Gelineau smiled and shrugged, because she knows that her job means serving the people. “You can never turn it off. … So I don’t sleep on snow days. I’m working!”

Interacting with people is her favorite part of the job. She couldn’t stand working if she only sat behind a computer screen, she said. Working with colleagues on major events like the 2017 Independence Day fireworks display and pulling it off as a team effort is rewarding to her.

Originally from Bowling Green, Ky., she reared her sons in Bartlett, where they went through Oak Elementary, Appling Middle School and Bolton High School. They are now 30 and 34 with families of their own, giving Gelineau four grandsons.
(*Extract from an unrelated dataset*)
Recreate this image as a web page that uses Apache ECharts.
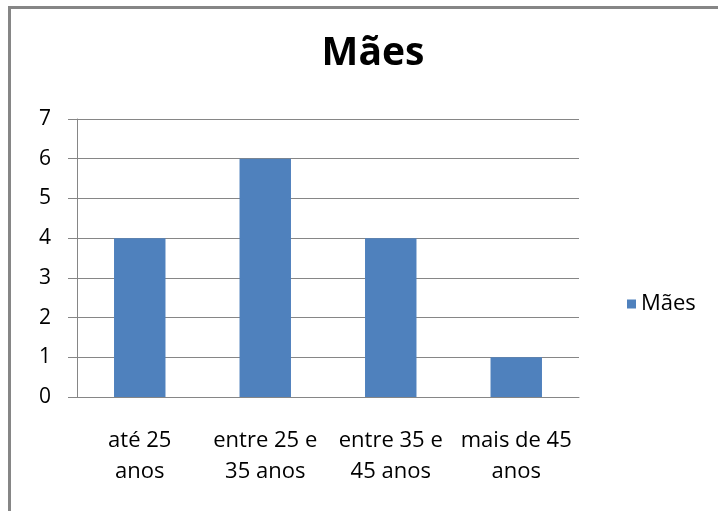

“I’m surrounded by boys,” she said.

Aside from spending time with family, her pastimes include exercising, going to the beach and spending time with friends. But she can often be found hard at work on the city’s communications, even when she’s technically off the clock.

“I like promoting things, the city, being around people,” she said. “… I just like interacting with people and getting out.”